Monday, February 11, 2008

Tardi; Bocah Pengabdi Gelombang!

Namanya Tardi. Umur 12an tahun. Rambutnya lurus merah kekuningan terbakar matahari. Perawakan agak kurus. Walau begitu semangatnya luar biasa. Di tengah hujan rintik dan hantaman gelombang laut tinggi, ia ditemani adik sepupunya, Budi, sebut saja begitu, mengais serpihan besi karat yang terbawa arus di pinggiran laut Cilincing, Jakarta Utara. Gelombang tinggi disatu sisi menghancurkan sebagian besar pesisir dekat rumahnya. Di sisi lain, ketekunan Tardi & Budi memanfaatkan ganasnya gelombang laut menjadi recehan rupiah.
"Kamu kelas berapa" tanyaku.
"Udah gak sekolah Om" jawabnya cekat.
"Kenapa gak sekolah" balasku.
"Gak tau Om" jawabnya enteng.
"Pernah sekolah?" tanyaku selidik.
"Pernah Om, tapi cuma sampai kelas IV. Itu udah lama banget Om" ujarnya sambil memindahkan besi karat yang menempel pada magnet besarnya. Magnet besar inilah yang menjadi satu-satunya alat kerja Tardi dan Budi. Sehari mereka biasanya dapat mengumpulkan tak kurang dari 50 kg serpihan besi. Mau tau harga sekilonya berapa? Cuma 200 perak. Gila kan? Berarti Tardi & Budi cuma dapat 10 ribu sehari. Padahal resiko yang dihadapi Tardi & Budi tak sebanding dengan ribuan sepuluh itu. Tardi & Budi harus menantang deru laju gelombang tinggi yang menerjang mereka. Terseret arus bisa saja fatal. Tapi aku pikir, apa yang dilakukan Tardi & Budi jauh lebih bermartabat daripada serbuan ibu-ibu mengiba sambil menggendong bayi di lampu merah. Tak jarang bayi-bayi itu adalah bayi sewaan. Mau tahu umur mereka? Usia produktif!!! Beda jauh dengan Tardi & Budi yang harusnya di bangku sekolah.
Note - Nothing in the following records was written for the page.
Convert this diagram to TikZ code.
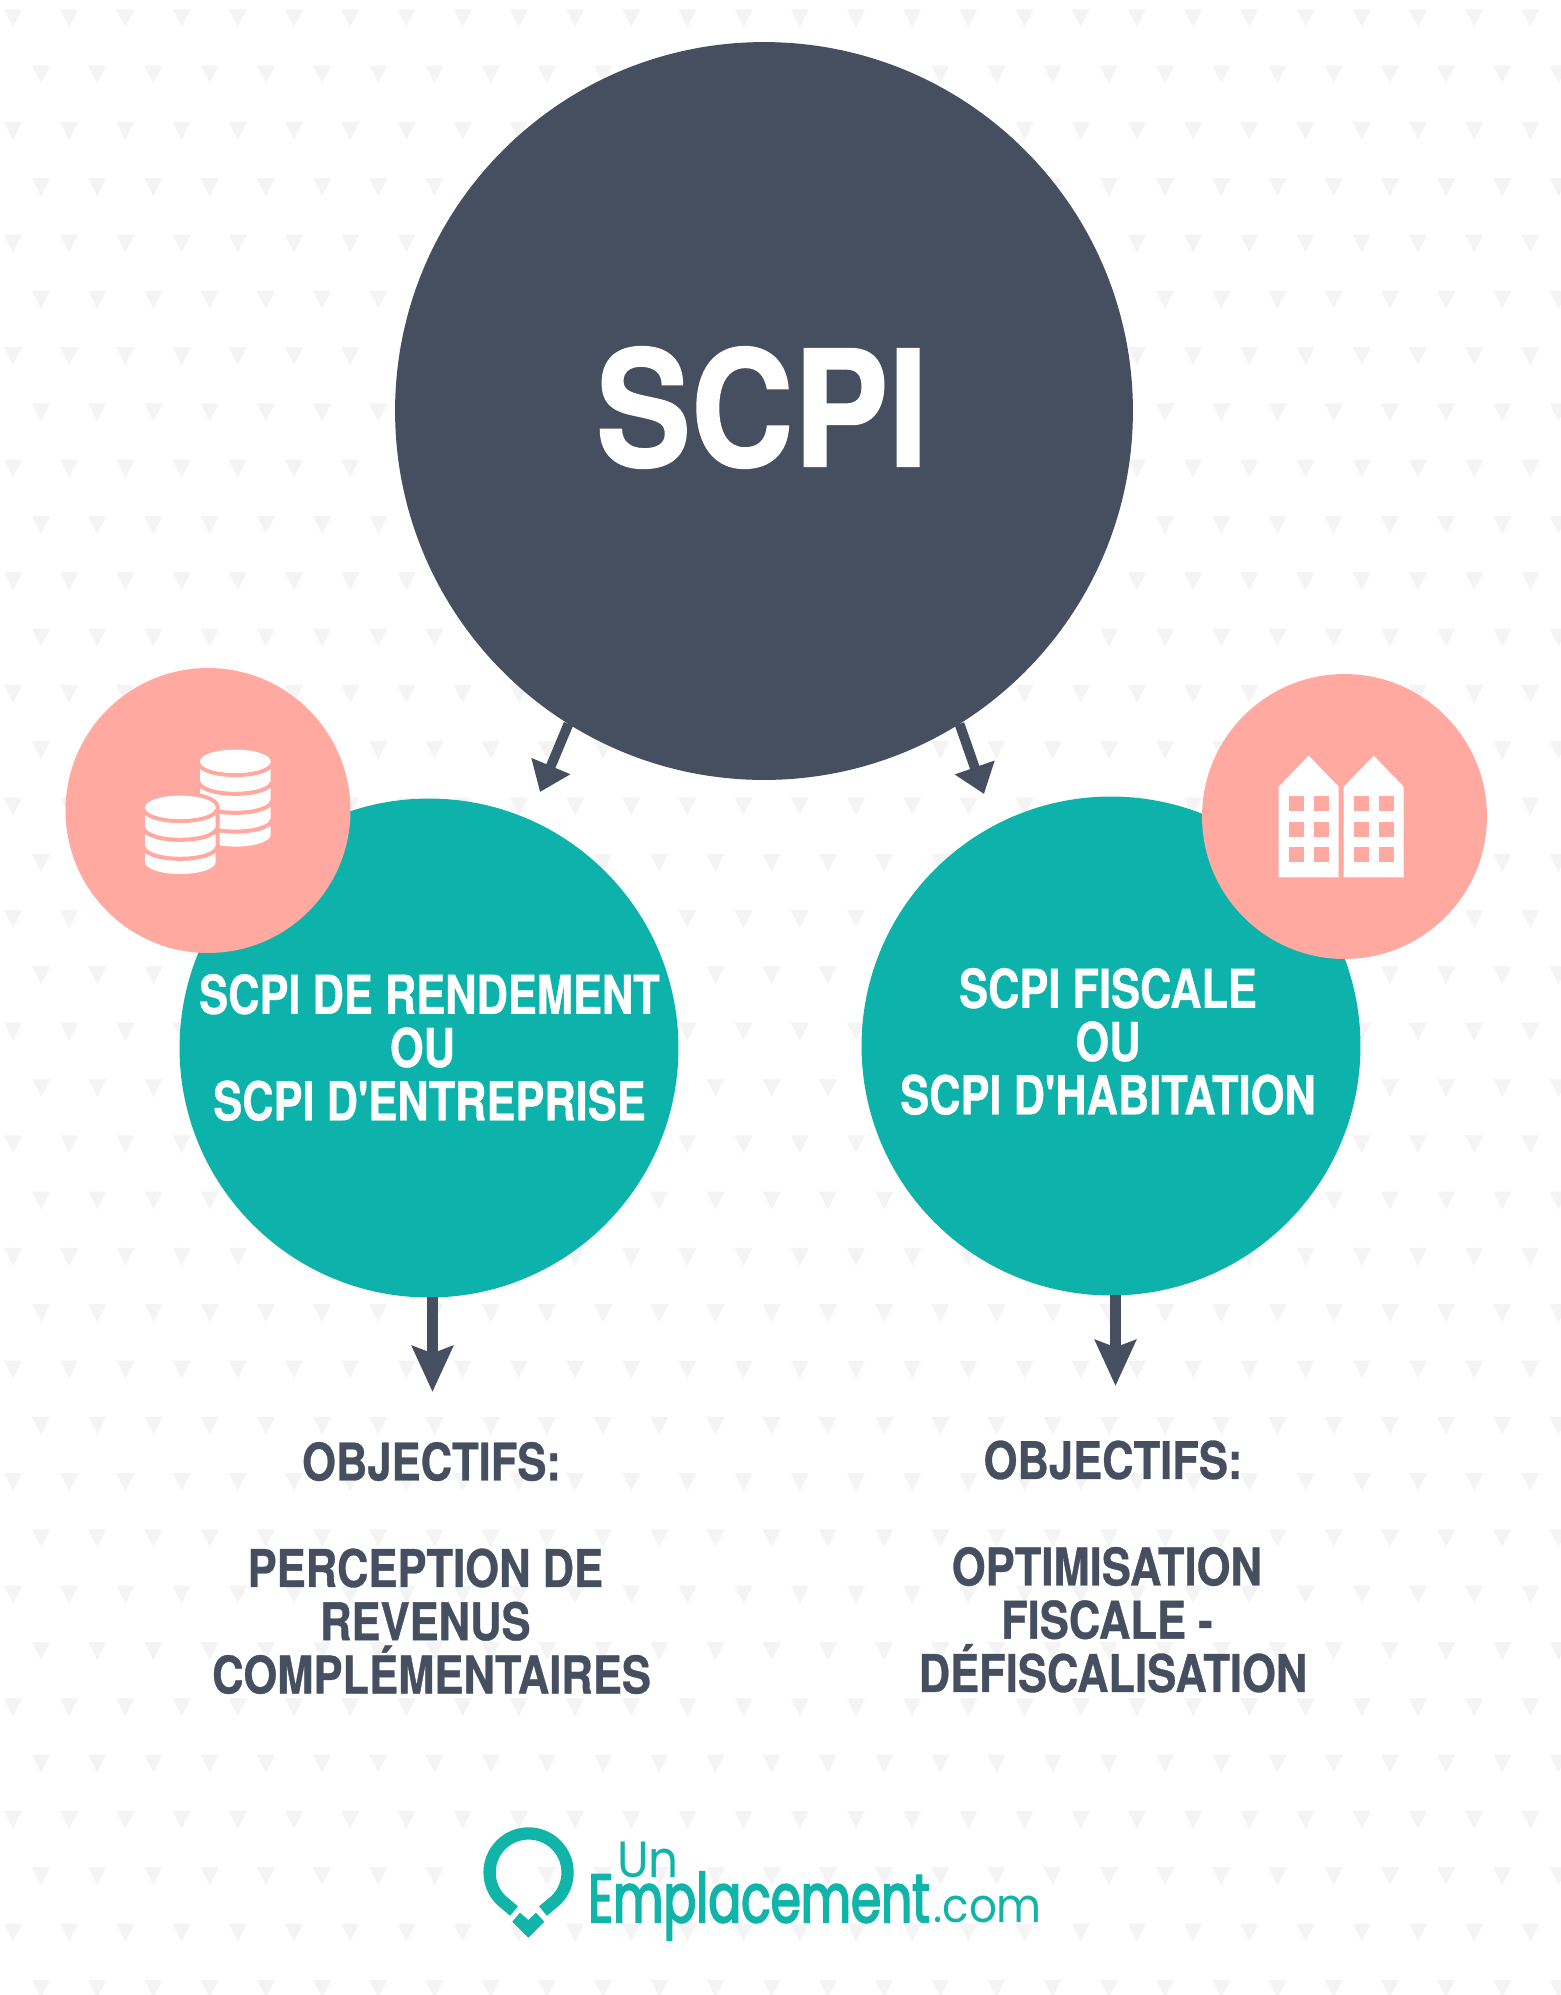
\documentclass[tikz,border=0pt]{standalone}
\usepackage{fontspec}
\usetikzlibrary{arrows.meta}
\setmainfont{Liberation Sans}
\newfontfamily\condfont[FakeStretch=0.81,FakeBold=0.6]{TeX Gyre Heros}
\newfontfamily\goalfont[FakeStretch=0.84,FakeBold=0.6]{TeX Gyre Heros}
\newfontfamily\titlefont[FakeStretch=0.88,FakeBold=1]{TeX Gyre Heros}
\newfontfamily\logoheavy[FakeStretch=0.71,FakeBold=2.5]{Poppins}
\newfontfamily\logolight[FakeStretch=0.92]{Poppins}
\definecolor{slatedark}{HTML}{454F60}
\definecolor{tealmain}{HTML}{0DB3AB}
\definecolor{pinksoft}{HTML}{FFA9A0}
\definecolor{motifgrey}{HTML}{F4F4F5}
\definecolor{logoteal}{HTML}{10B4A8}
\newcommand{\trail}[1]{\rule{#1}{0pt}}
% x, y, body height, pink levels
\newcommand{\coinstack}[4]{
\fill[white,draw=pinksoft,line width=4.5pt](#1-35.3,#2)--++(0,#3) arc[start angle=180,end angle=0,x radius=35.3,y radius=11.7]--++(0,-#3) arc[start angle=0,end angle=-180,x radius=35.3,y radius=11.7]--cycle;
\fill[white](#1-35.3,#2)--++(0,#3) arc[start angle=180,end angle=0,x radius=35.3,y radius=11.7]--++(0,-#3)--cycle;
\foreach \lev in {#4}
\draw[pinksoft,line width=2.3pt](#1-36.3,#2+\lev) arc[start angle=180,end angle=0,x radius=36.3,y radius=11.7];
\fill[white](#1,#2) ellipse[x radius=35.3,y radius=11.7];
}
\newcommand{\house}[2]{
\fill[white](#1,#2)--(#1,#2+90.6)--(#1+60,#2+90.6)--(#1+60,#2)--(#1+30,#2-31)--cycle;
\foreach \wx in {10,35.3}
\foreach \wy in {9.6,35,60.3}
\fill[pinksoft](#1+\wx,#2+\wy) rectangle ++(15,15);
}
\tikzset{
bigdisc/.style={circle,fill=slatedark,inner sep=0pt,outer sep=0pt,minimum size=14.76cm},
tealdisc/.style={circle,fill=tealmain,inner sep=0pt,outer sep=0pt,minimum size=9.98cm},
pinkdisc/.style={circle,fill=pinksoft,inner sep=0pt,outer sep=0pt,minimum size=5.7cm},
disctext/.style={text=white,align=center,inner sep=0pt,font=\condfont\bfseries\fontsize{30.5}{30.3}\selectfont},
goaltext/.style={text=slatedark,align=center,inner sep=0pt,font=\goalfont\bfseries\fontsize{29.5}{30.3}\selectfont},
slantarrow/.style={slatedark,line width=5.6pt,-{Triangle[length=16pt,width=23pt]}},
downarrow/.style={slatedark,line width=5.9pt,-{Stealth[length=26pt,width=23pt,inset=4pt]}},
logotext/.style={text=logoteal,inner sep=0pt,anchor=base west}
}
\begin{document}
\begin{tikzpicture}[x=0.02cm,y=-0.02cm]
\useasboundingbox (0,0) rectangle (1560,1995);
\fill[white] (0,0) rectangle (1560,1995);
% background motif
\foreach \row in {0,...,35}
\foreach \col in {0,...,27}{
\pgfmathsetmacro{\tx}{13+56.2*\col+28.1*mod(\row,2)}
\pgfmathsetmacro{\ty}{9.3+56.3*\row}
\fill[motifgrey](\tx-9,\ty)--(\tx+9,\ty)--(\tx,\ty+18)--cycle;
}
% discs
\node[bigdisc] (scpi) at (764,411) {};
\node[tealdisc] (rendement) at (429,1048) {};
\node[tealdisc] (fiscale) at (1111,1046) {};
\node[pinkdisc] (coins) at (208,810.5) {};
\node[pinkdisc] (houses) at (1344.5,816.5) {};
% arrows
\coordinate (tipa) at (540,792);
\coordinate (tipb) at (984,794);
\coordinate (tipc) at (432.5,1392);
\coordinate (tipd) at (1115.5,1386);
\draw[slantarrow] (scpi.238)--(tipa);
\draw[slantarrow] (scpi.302)--(tipb);
\draw[downarrow] (rendement.south -| tipc)--(tipc);
\draw[downarrow] (fiscale.south -| tipd)--(tipd);
% labels
\node[text=white,inner sep=0pt,font=\titlefont\bfseries\fontsize{92}{92}\selectfont] (scpilabel) at (762,407.5) {SCPI};
\node[disctext] (rendementlabel) at (429.5,1047.5) {SCPI DE RENDEMENT\\OU\trail{8pt}\\SCPI D'ENTREPRISE};
\node[disctext] (fiscalelabel) at (1108,1041.5) {SCPI FISCALE\\OU\\SCPI D'HABITATION};
\node[goaltext] (goalleft) at (431.5,1568) {OBJECTIFS:\\[30.3pt]PERCEPTION DE\trail{7pt}\\REVENUS\trail{7pt}\\COMPLÉMENTAIRES};
\node[goaltext] (goalright) at (1113,1566.5) {OBJECTIFS:\\[30.3pt]OPTIMISATION\trail{7pt}\\FISCALE -\trail{7pt}\\DÉFISCALISATION};
% icons
\coinstack{235.3}{761.3}{73.6}{2,20.8,39.8,58.6}
\coinstack{180.3}{807.3}{55}{2,20.8,39.8}
\house{1278.7}{786.7}
\house{1343.7}{786.7}
% logo
\draw[logoteal,line width=7pt] (514,1911)--(501,1900) arc[start angle=135,end angle=405,radius=39]--(543,1911);
\fill[logoteal] (512.3,1921.7)--(520,1912.7)--(528.3,1920)--(536,1912.7)--(544.3,1921.7)--(528.3,1937.7)--cycle;
\node[logotext,font=\logolight\fontsize{29}{29}\selectfont] (logoun) at (617,1877.7) {Un};
\node[logotext,font=\logoheavy\fontsize{39}{39}\selectfont] (logoname) at (588,1922.3) {Emplacement};
\node[logotext,font=\logolight\fontsize{27}{27}\selectfont] (logocom) at (933,1922.8) {.com};
\end{tikzpicture}
\end{document}
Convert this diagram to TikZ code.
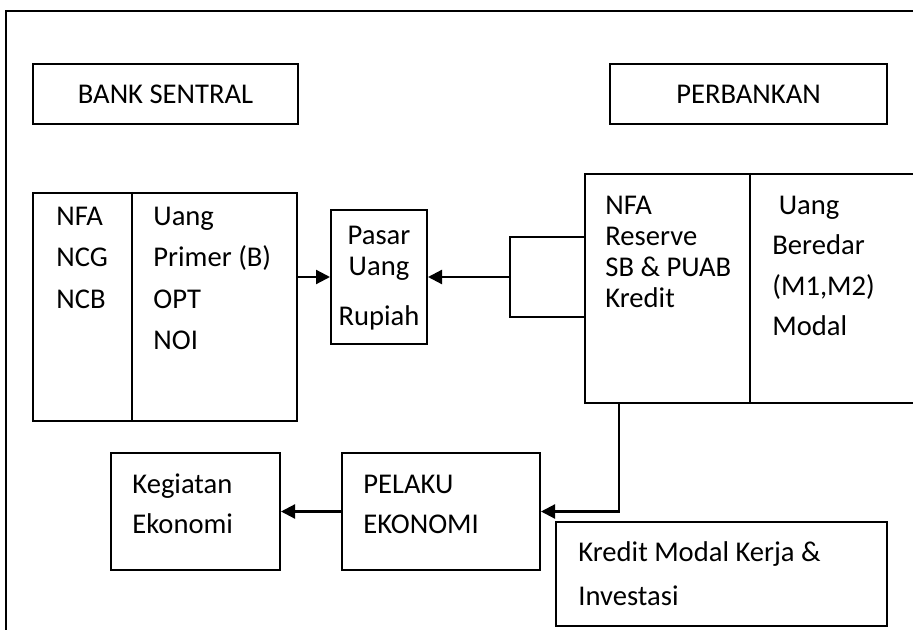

Daripada pusing mikirin mereka yang ada di lampu merah, aku lanjutkan obrolan sambil ambil gambar.
"Uangnya buat apa?" tanyaku ditengah deru gelombang menghantam.
"Semua buat emak Om" jawabnya mantap.
"Gak buat jajan?" tanyaku lagi.
"Gak Om, semua buat emak, buat kebutuhan emak" ujarnya mantap.
Setelah jawaban itu, aku mengangguk-angguk. Betapa lapangnya hati anak ini. Walau mesti harus berjuang di tengah kaku kedinginan, namun ia tak mengeluh mencari sesuap rezeki untuk ibunda tercinta. Aku lanjutkan kaki karena masih harus mengambil beberapa gambar kedasyatan gelombang menghantam salah satu pesisir Jakarta ini. Di sisi lain, gelombang tinggi memperparah pesisir Cilincing. Di tempat itu juga terdapat beberapa kapal tongkang bekas milik Pertamina. Menurut penduduk setempat, kapal-kapal bekas ini akan dijadikan besi bekas. Kapal tongkang yang bersandar pun berdentangan keras ketika gelombang menghantam. Bunyinya tak usah di tanya. Mengerikan sekali. Siang saja begitu keras, apalagi malam hari ya? Tak terbayangkan deh. Mana nyenyak ya tidur di bawah dentuman kapal tongkang??? Sepanjang perjalanan kembali ke kantor aku masih terngiang obrolan dengan Tardi. "Semua buat Emak Om". Tardi seakan memperingatkan aku untuk tidak saja berbakti kepada orang tua, namun juga mensyukuri apa yang sekarang ini aku dapatkan!